Il finale dell’articolo di Sacchetto è terrificante: la vera liberazione secondo lui avvenne il 18 aprile 1948, quando gli italiani “scacciarono l’invasore comunista”. Dove abbia scovato la notizia di una invasione è un mistero, le elezioni pur con una propaganda accesa si erano tenute senza incidenti. In quei mesi c’erano sì morti ammazzati sulle piazze o davanti ai cancelli delle fabbriche. Ma erano operai che protestavano contro i licenziamenti e il carovita. A sparare era la polizia di Scelba, mentre in Sicilia contro i braccianti premevano il grilletto banditi o mafiosi, assoldati dagli agrari per impedire la distribuzione delle terre incolte. Alla lotta contro la malavita insulare il ministro dedicava risorse minime. La sua ossessione erano i comunisti. Con il consenso dell’ambasciata americana avrebbe voluto metterli fuori legge. Come durante la lotta di liberazione e nei giorni del grave attentato neofascista fu Togliatti a esortare i suoi a non fare pazzie, così a tenere la barra dritta e bocciare l’istanza di Scelba, che avrebbe portato a una guerra civile, fu il vincitore delle elezioni del 1948, Alcide De Gasperi.

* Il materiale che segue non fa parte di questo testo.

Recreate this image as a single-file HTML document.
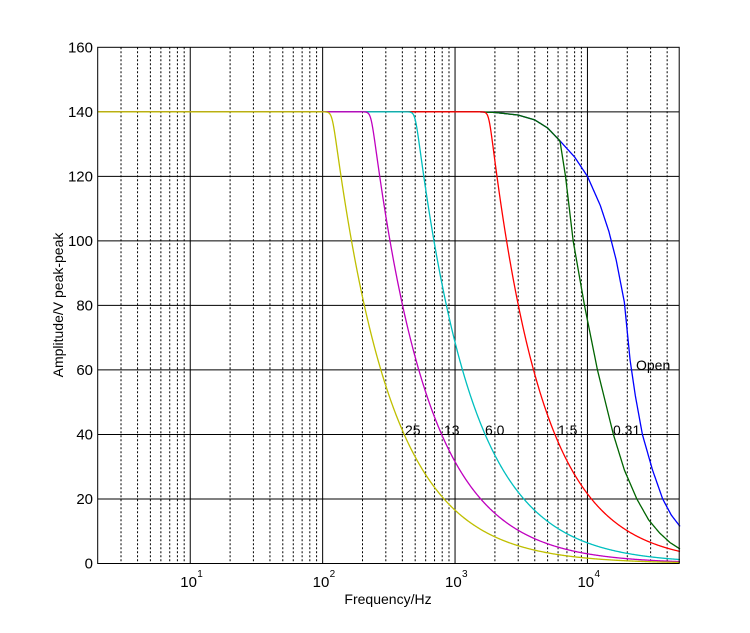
<!DOCTYPE html>
<html><head><meta charset="utf-8"><style>
html,body{margin:0;padding:0;background:#fff;}
svg{display:block;font-family:"Liberation Sans",Arial,sans-serif;}
</style></head><body>
<svg id="s" width="750" height="633" viewBox="0 0 750 633" xmlns="http://www.w3.org/2000/svg">
<rect width="750" height="633" fill="#fff"/>
<g id="grid"></g>
<g id="curves" fill="none" stroke-width="1.3"></g>
<rect x="97.7" y="47.3" width="581.5" height="516.2" fill="none" stroke="#000" stroke-width="1"/>
<g id="labels" font-size="14" fill="#000"></g>
<g font-size="14" fill="#000">
<text x="405" y="435">25</text>
<text x="444" y="435">13</text>
<text x="485" y="435">6.0</text>
<text x="558" y="435">1.5</text>
<text x="613" y="435">0.31</text>
<text x="636" y="370">Open</text>
</g>
<text x="388" y="604" font-size="14" text-anchor="middle">Frequency/Hz</text>
<text transform="translate(63,305) rotate(-90)" font-size="14" text-anchor="middle">Amplitude/V peak-peak</text>
</svg>
<script>
var L=97.7,T=47.3,B=563.5,R=679.2,D=132.4,lmin=Math.log10(2);
function X(f){return L+(Math.log10(f)-lmin)*D;}
function Y(a){return B-a*(B-T)/160;}
var ns="http://www.w3.org/2000/svg";
function el(p,t,at,txt){var e=document.createElementNS(ns,t);for(var k in at)e.setAttribute(k,at[k]);if(txt!==undefined)e.textContent=txt;p.appendChild(e);return e;}
var g=document.getElementById('grid'),lb=document.getElementById('labels');
for(var dec=0;dec<=4;dec++){for(var m=1;m<=9;m++){var f=m*Math.pow(10,dec);if(f<=2||f>=5e4)continue;var x=X(f);
 if(m==1){el(g,'line',{x1:x,y1:T,x2:x,y2:B,stroke:'#000','stroke-width':1});}
 else el(g,'line',{x1:x,y1:T,x2:x,y2:B,stroke:'#000','stroke-width':1,'stroke-dasharray':'2,2'});}}
for(var a=20;a<160;a+=20){el(g,'line',{x1:L,y1:Y(a),x2:R,y2:Y(a),stroke:'#000','stroke-width':1});}
for(var a=0;a<=160;a+=20){el(lb,'text',{x:93,y:Y(a)+5,'text-anchor':'end','font-size':15},String(a));}
for(var d=1;d<=4;d++){var x=X(Math.pow(10,d));el(lb,'text',{x:x-10,y:587,'font-size':15},'10');el(lb,'text',{x:x+7,y:577,'font-size':10},String(d));}
var c=document.getElementById('curves');
function knee(f0,n,f){var p=40;return 140/Math.pow(1+Math.pow(f/f0,p*n),1/p);}
function pts(list,f){
 if(f<=list[0][0])return list[0][1];
 for(var i=1;i<list.length;i++){if(f<=list[i][0]){var a=list[i-1],b=list[i];var t=(Math.log(f)-Math.log(a[0]))/(Math.log(b[0])-Math.log(a[0]));return a[1]+(b[1]-a[1])*t;}}
 return list[list.length-1][1];}
var early=[[2,140],[1500,140],[2000,139.8],[3000,139],[4000,137.5],[5000,135],[6200,131]];
var blue=early.concat([[8000,126],[10000,120],[12500,111],[14500,103],[16500,94],[19000,81],[21000,63],[23000,52],[26000,40],[31000,29],[37000,20],[43000,15],[50000,11.5]]);
var green=early.concat([[6830,120],[7800,100],[9500,80],[11900,60],[15700,40],[19000,29],[23600,20],[29000,13.5],[35000,9.5],[42000,6.5],[50000,4.5]]);
function path(fn,col){var d='';for(var i=0;i<=900;i++){var f=2*Math.pow(10,Math.log10(2.5e4)*i/900);var a=fn(f);d+=(i?'L':'M')+X(f).toFixed(2)+','+Y(a).toFixed(2);}el(c,'path',{d:d,stroke:col});}
path(function(f){return pts(blue,f);},'#0000ff');
path(function(f){return pts(green,f);},'#006400');
path(function(f){return knee(1800,1.09,f);},'#ff0000');
path(function(f){return knee(500,1.03,f);},'#00bfbf');
path(function(f){return knee(232,1.02,f);},'#bf00bf');
path(function(f){return knee(118,1.0,f);},'#bfbf00');
</script>
</body></html>
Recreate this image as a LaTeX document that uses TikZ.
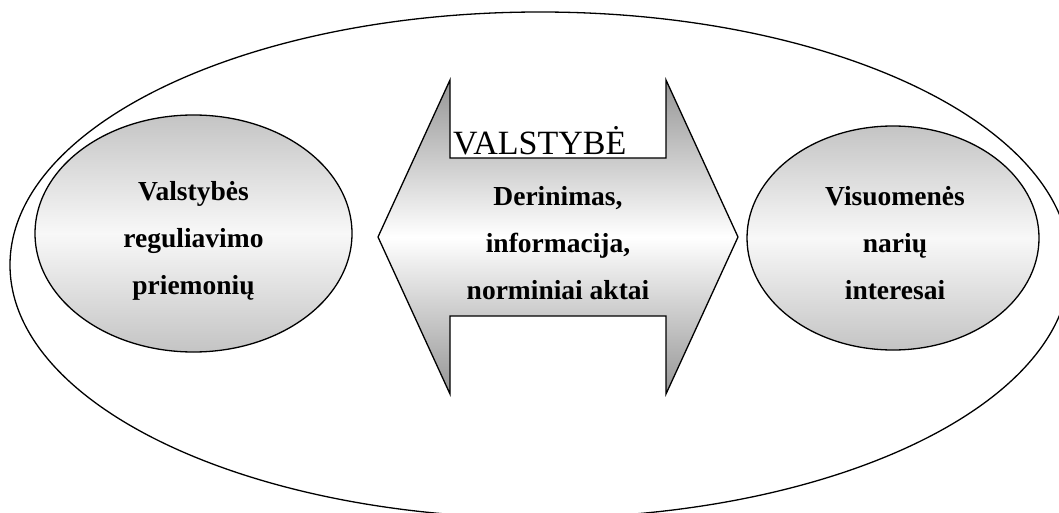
\documentclass[tikz,border=0pt]{standalone}
\usepackage{fontspec}
\setmainfont{Liberation Serif}
\usetikzlibrary{shapes.geometric}
\definecolor{elgray}{HTML}{C4C4C4}
\definecolor{elwhite}{HTML}{F8F8F8}
\definecolor{argray}{HTML}{959595}
\tikzset{
  outline/.style={draw=black, line width=1.3pt},
  oval/.style={outline, ellipse, inner sep=0pt, top color=elgray, bottom color=elgray, middle color=elwhite},
  boldtxt/.style={inner sep=0pt, align=center, font=\fontsize{27.5}{47}\selectfont\bfseries},
}
\begin{document}
\begin{tikzpicture}[x=1pt,y=-1pt]
\useasboundingbox (0,0) rectangle (1059,513);
\clip (0,0) rectangle (1059,513);
\fill[white] (0,0) rectangle (1059,513);
% outer ellipse
\node[outline, ellipse, inner sep=0pt, minimum width=1060pt, minimum height=506pt] (outer) at (540,265) {};
% left ellipse
\node[oval, minimum width=317pt, minimum height=237pt] (lefte) at (193.5,233.5) {};
\node[boldtxt] (lefttxt) at (193.5,240.5) {Valstybės\\reguliavimo\\priemonių};
% right ellipse
\node[oval, minimum width=292pt, minimum height=224pt] (righte) at (893,238) {};
\node[boldtxt] (righttxt) at (895,243.5) {Visuomenės\\narių\\interesai};
% double arrow
\path[outline, top color=argray, bottom color=argray, middle color=white]
  (378,237) -- (450,80) -- (450,158) -- (666,158) -- (666,80) -- (738,237)
  -- (666,394) -- (666,316) -- (450,316) -- (450,394) -- cycle;
\node[anchor=base west, inner sep=0pt, font=\fontsize{34}{40}\selectfont] (valst) at (453,155) {VALSTYBĖ};
\node[boldtxt] (arrowtxt) at (558,243) {Derinimas,\\informacija,\\norminiai aktai};
\end{tikzpicture}
\end{document}
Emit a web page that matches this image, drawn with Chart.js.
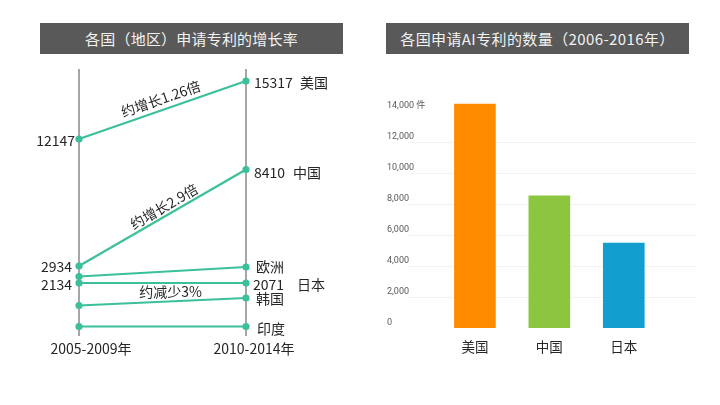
<!DOCTYPE html>
<html>
<head>
<meta charset="utf-8">
<style>
  body { margin: 0; background: #fff; width: 720px; height: 405px; overflow: hidden; position: relative; font-family: "Noto Sans CJK SC", sans-serif; }
  canvas { position: absolute; top: 0; }
  #graficoCrescita { left: 0; }
  #graficoBrevetti { left: 360px; }
  .titolo { position: absolute; top: 23px; height: 31px; line-height: 31px; width: 303px; background: #595959; color: #f2f2f2; font-size: 15px; text-align: center; }
</style>
<script src="https://cdn.jsdelivr.net/npm/chart.js@4"></script>
</head>
<body>
<div class="titolo" style="left:40px;letter-spacing:0.2px">各国（地区）申请专利的增长率</div>
<div class="titolo" style="left:386px;letter-spacing:0.4px">各国申请AI专利的数量（2006-2016年）</div>
<canvas id="graficoCrescita" width="360" height="405"></canvas>
<canvas id="graficoBrevetti" width="360" height="405"></canvas>
<script>
// left panel: the source is a schematic, its heights do not follow the printed numbers,
// so the values are the heights
var periodi = ['2005-2009年', '2010-2014年'];
var altezzaUSA = [197, 255];
var altezzaCina = [70, 166.5];
var altezzaEuropa = [59.5, 69];
var altezzaGiappone = [53, 53];
var altezzaCorea = [30.5, 38];
var altezzaIndia = [9.5, 9.5];

// right panel
var paesi = ['美国', '中国', '日本'];
var brevetti = [14450, 8520, 5480];
var coloriBarre = ['#ff8c00', '#8cc63f', '#129fcf'];

var FONT = '"Noto Sans CJK SC", sans-serif';
var NERO = '#262626';
var VERDE = '#3cbf9b';

function serie(nome, valori) {
    return {
        label: nome,
        data: valori,
        borderColor: VERDE,
        backgroundColor: VERDE,
        borderWidth: 2.2,
        pointRadius: 2.5,
        clip: false
    };
}

// text next to the lines: [dataset, point, text, dx, dy, align]
var etichette = [
    [0, 0, '12147', -4, 2, 'right'],
    [0, 1, '15317', 8, 2, 'left'],
    [0, 1, '美国', 54, 2, 'left'],
    [1, 0, '2934', -7, 1, 'right'],
    [1, 1, '8410', 8, 3, 'left'],
    [1, 1, '中国', 47, 3, 'left'],
    [2, 1, '欧洲', 10, 0, 'left'],
    [3, 0, '2134', -7, 2, 'right'],
    [3, 1, '2071', 7, 2, 'left'],
    [3, 1, '日本', 51, 2, 'left'],
    [4, 1, '韩国', 10, 1, 'left'],
    [5, 1, '印度', 11, 2, 'left']
];

// text along the lines: [dataset, text, dx, dy, rotated]
var noteLinee = [
    [0, '约增长1.26倍', 2, -4, true],
    [1, '约增长2.9倍', 7, -2, true],
    [4, '约减少3%', 8, -3, false]
];

var testiCrescita = {
    id: 'testiCrescita',
    afterDatasetsDraw: function(chart) {
        var ctx = chart.ctx;
        var sx = chart.scales.x, sy = chart.scales.y;
        ctx.save();
        ctx.fillStyle = NERO;
        ctx.textBaseline = 'middle';
        ctx.font = '14px ' + FONT;

        etichette.forEach(function(e) {
            var v = chart.data.datasets[e[0]].data[e[1]];
            ctx.textAlign = e[5];
            ctx.fillText(e[2], sx.getPixelForValue(e[1]) + e[3], sy.getPixelForValue(v) + e[4]);
        });

        noteLinee.forEach(function(n) {
            var d = chart.data.datasets[n[0]].data;
            var x0 = sx.getPixelForValue(0), x1 = sx.getPixelForValue(1);
            var y0 = sy.getPixelForValue(d[0]), y1 = sy.getPixelForValue(d[1]);
            ctx.save();
            ctx.translate((x0 + x1) / 2, (y0 + y1) / 2);
            if (n[4]) ctx.rotate(Math.atan2(y1 - y0, x1 - x0));
            ctx.textAlign = 'center';
            ctx.textBaseline = 'bottom';
            ctx.fillText(n[1], n[2], n[3]);
            ctx.restore();
        });

        // period names sit a little to the right of their axis
        ctx.textAlign = 'center';
        ctx.fillText(periodi[0], sx.getPixelForValue(0) + 12, 349);
        ctx.fillText(periodi[1], sx.getPixelForValue(1) + 8, 349);
        ctx.restore();
    }
};

// grid lines run wider than the bars' category area
var griglia = {
    id: 'griglia',
    beforeDatasetsDraw: function(chart) {
        var ctx = chart.ctx, sy = chart.scales.y;
        ctx.save();
        ctx.strokeStyle = '#f2f2f2';
        ctx.lineWidth = 1;
        sy.ticks.forEach(function(t) {
            if (t.value === 0 || t.value >= 14000) return;
            var y = Math.round(sy.getPixelForValue(t.value)) + 0.5;
            ctx.beginPath();
            ctx.moveTo(48, y);
            ctx.lineTo(336, y);
            ctx.stroke();
        });
        ctx.restore();
    }
};

window.onload = function() {
    new Chart(document.getElementById('graficoCrescita').getContext('2d'), {
        type: 'line',
        data: {
            labels: periodi,
            datasets: [
                serie('美国', altezzaUSA),
                serie('中国', altezzaCina),
                serie('欧洲', altezzaEuropa),
                serie('日本', altezzaGiappone),
                serie('韩国', altezzaCorea),
                serie('印度', altezzaIndia)
            ]
        },
        plugins: [testiCrescita],
        options: {
            responsive: false,
            animation: false,
            layout: { padding: { left: 79, right: 114, top: 69, bottom: 69 } },
            plugins: { legend: { display: false }, tooltip: { enabled: false } },
            scales: {
                x: {
                    offset: false,
                    border: { display: false },
                    grid: { color: '#a6a6a6', lineWidth: 2, drawTicks: false },
                    ticks: { display: false }
                },
                y: { display: false, min: 0, max: 267 }
            }
        }
    });

    new Chart(document.getElementById('graficoBrevetti').getContext('2d'), {
        type: 'bar',
        data: {
            labels: paesi,
            datasets: [{
                data: brevetti,
                backgroundColor: coloriBarre,
                barThickness: 41
            }]
        },
        plugins: [griglia],
        options: {
            responsive: false,
            animation: false,
            layout: { padding: { left: 27, right: 59, top: 80, bottom: 0 } },
            plugins: { legend: { display: false }, tooltip: { enabled: false } },
            scales: {
                x: {
                    border: { display: false },
                    grid: { display: false, drawTicks: false },
                    ticks: { color: NERO, padding: 11, font: { family: FONT, size: 13.5 }, maxRotation: 0 },
                    afterFit: function(s) { s.height = 77; }
                },
                y: {
                    min: 0,
                    max: 16000,
                    border: { display: false },
                    grid: { display: false, drawTicks: false },
                    ticks: {
                        stepSize: 2000,
                        color: '#595959',
                        crossAlign: 'far',
                        labelOffset: -5,
                        padding: 0,
                        font: { family: 'Roboto, ' + FONT, size: 9 },
                        callback: function(v) {
                            if (v > 14000) return null;
                            var s = v.toLocaleString('en-US');
                            return v === 14000 ? s + ' 件' : s;
                        }
                    },
                    afterFit: function(s) { s.width = 50.7; }
                }
            }
        }
    });
};
</script>
</body>
</html>
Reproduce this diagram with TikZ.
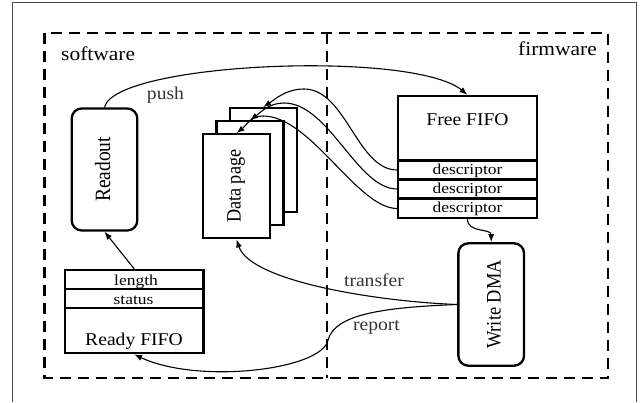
\documentclass[tikz,border=0pt]{standalone}
\usepackage{fontspec}
\setmainfont{Liberation Serif}
\usetikzlibrary{arrows.meta}
% horizontal / vertical stretch of a piece of text
\newcommand\hstr[2]{\scalebox{#1}[1]{#2}}
\newcommand\vstr[2]{\scalebox{1}[#1]{#2}}
\begin{document}
\begin{tikzpicture}[x=1pt,y=-1pt,
  box/.style={draw, line width=2.3pt, inner sep=0pt, fill=white},
  rbox/.style={box, rounded corners=10pt},
  zone/.style={line width=2.8pt, dash pattern=on 11pt off 7pt},
  conn/.style={line width=1.1pt, -{Latex[length=8pt,width=6pt]}},
  txt/.style={inner sep=0pt, anchor=base, font=\fontsize{18}{20}\selectfont},
  small/.style={inner sep=0pt, anchor=base, font=\fontsize{15.2}{17}\selectfont},
  big/.style={inner sep=0pt, font=\fontsize{19.5}{22}\selectfont},
  side/.style={txt, text=black!80},
  vert/.style={inner sep=0pt, anchor=base, rotate=90}
]
\useasboundingbox (0,0) rectangle (642,402);

% outer frame (open at the bottom)
\draw[black!70, line width=1pt] (12,402) -- (12,2.5) -- (636.5,2.5) -- (636.5,402);

% software / firmware zones
\draw[zone] (44.5,33) rectangle (608,378);
\draw[zone] (327,33) -- (327,378);

% stacked data pages
\node[box, minimum width=67, minimum height=104] (p3) at (263.2,160.3) {};
\node[box, minimum width=67, minimum height=104] (p2) at (250,173.3) {};
\node[box, minimum width=67, minimum height=104] (p1) at (236.5,186.3) {};

% software side
\node[rbox, minimum width=65.6, minimum height=122] (readout) at (104.5,169.5) {};
\node[box, minimum width=138.3, minimum height=19] (len) at (134.2,279.5) {};
\node[box, minimum width=138.3, minimum height=19.3] (stat) at (134.2,298.7) {};
\node[box, minimum width=138.3, minimum height=45] (ready) at (134.2,330.8) {};

% firmware side
\node[box, minimum width=138.4, minimum height=64.7] (free) at (467.5,128.3) {};
\node[box, minimum width=138.4, minimum height=19] (d1) at (467.5,170) {};
\node[box, minimum width=138.4, minimum height=19] (d2) at (467.5,189) {};
\node[box, minimum width=138.4, minimum height=19] (d3) at (467.5,208.5) {};
\node[rbox, minimum width=65.7, minimum height=122.4] (dma) at (491.2,304.5) {};

% connectors
\coordinate (k1) at (304,89);
\coordinate (k2) at (284,103);
\coordinate (k3) at (263,116);
\coordinate (rk) at (328,340);

\draw[conn] (readout.north) .. controls +(10,-45) and +(-55,-45) .. (free.north);
\draw[conn] (len.north) -- (readout.south);
\draw[conn] (d1.west) .. controls +(-40,0) and +(42,0) .. (k1)
  .. controls +(-18,0) and +(12,-8) .. (p3.north);
\draw[conn] (d2.west) .. controls +(-40,0) and +(45,0) .. (k2)
  .. controls +(-15,0) and +(11,-8) .. (p2.north);
\draw[conn] (d3.west) .. controls +(-40,0) and +(48,0) .. (k3)
  .. controls +(-12,0) and +(10,-8) .. (p1.north);
\draw[conn] (d3.south) .. controls +(0,14) and +(0,-14) .. (dma.north);
\draw[conn] (dma.west) .. controls +(-80,-3) and +(14,42) .. (p1.south);
\draw[conn] (dma.west) .. controls +(-78,3) and +(7,-25) .. (rk)
  .. controls +(-6,30) and +(64,30) .. (ready.south);

% texts
\node[big, anchor=base west] (sw) at (61,60.5) {\hstr{1.1}{software}};
\node[big, anchor=base east] (fw) at (597,55) {\hstr{1.1}{firmware}};

\node[vert, font=\fontsize{19.5}{22}\selectfont] (readt) at (110,169.5) {\vstr{1.12}{Readout}};
\node[vert, font=\fontsize{18.2}{20}\selectfont] (paget) at (240.5,186.3) {\vstr{1.12}{Data page}};
\node[vert, font=\fontsize{18.4}{20}\selectfont] (dmat) at (500.5,304.5) {\vstr{1.12}{Write DMA}};

\node[txt] (freet) at (467.5,125) {\hstr{1.09}{Free FIFO}};
\node[small] (dt1) at (467.5,174.3) {\hstr{1.15}{descriptor}};
\node[small] (dt2) at (467.5,193.3) {\hstr{1.15}{descriptor}};
\node[small] (dt3) at (467.5,212.5) {\hstr{1.15}{descriptor}};

\node[small] (lent) at (136,285) {\hstr{1.15}{length}};
\node[small] (statt) at (133.5,304) {\hstr{1.15}{status}};
\node[txt] (readyt) at (134,345) {\hstr{1.09}{Ready FIFO}};

\node[side] (pusht) at (165.5,99.5) {\hstr{1.09}{push}};
\node[side] (trt) at (374,286) {\hstr{1.09}{transfer}};
\node[side] (rept) at (376.5,330.5) {\hstr{1.09}{report}};
\end{tikzpicture}
\end{document}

Quanto alla rottura del Pci con l’Unione Sovietica degli anni ’70, essa non fu repentina, ma preparata da progressivi passaggi, le cui tappe furono il togliattiano “Memoriale di Yalta” e la condanna dell’intervento russo a Praga, pronunciata sotto la segreteria di Longo. Così la svolta di Berlinguer fu costruita e accettata dalla stragrande maggioranza del partito. Non altrettanto avvenne nel campo avverso vent’anni dopo, quando Gianfranco Fini a Fiuggi riconobbe le ragioni storiche dell’antifascismo, senza però giudicarlo “valore a sé stante e fondante”. Neanche quest’anno a 80 anni dalla liberazione Giorgia Meloni e Ignazio La Russa celebreranno il 25 aprile. Eppure si tratta solo di una scelta: di valori, come fu per i nostri padri o nonni l’8 settembre del ’43, ma senza gli angoscianti condizionamenti di allora.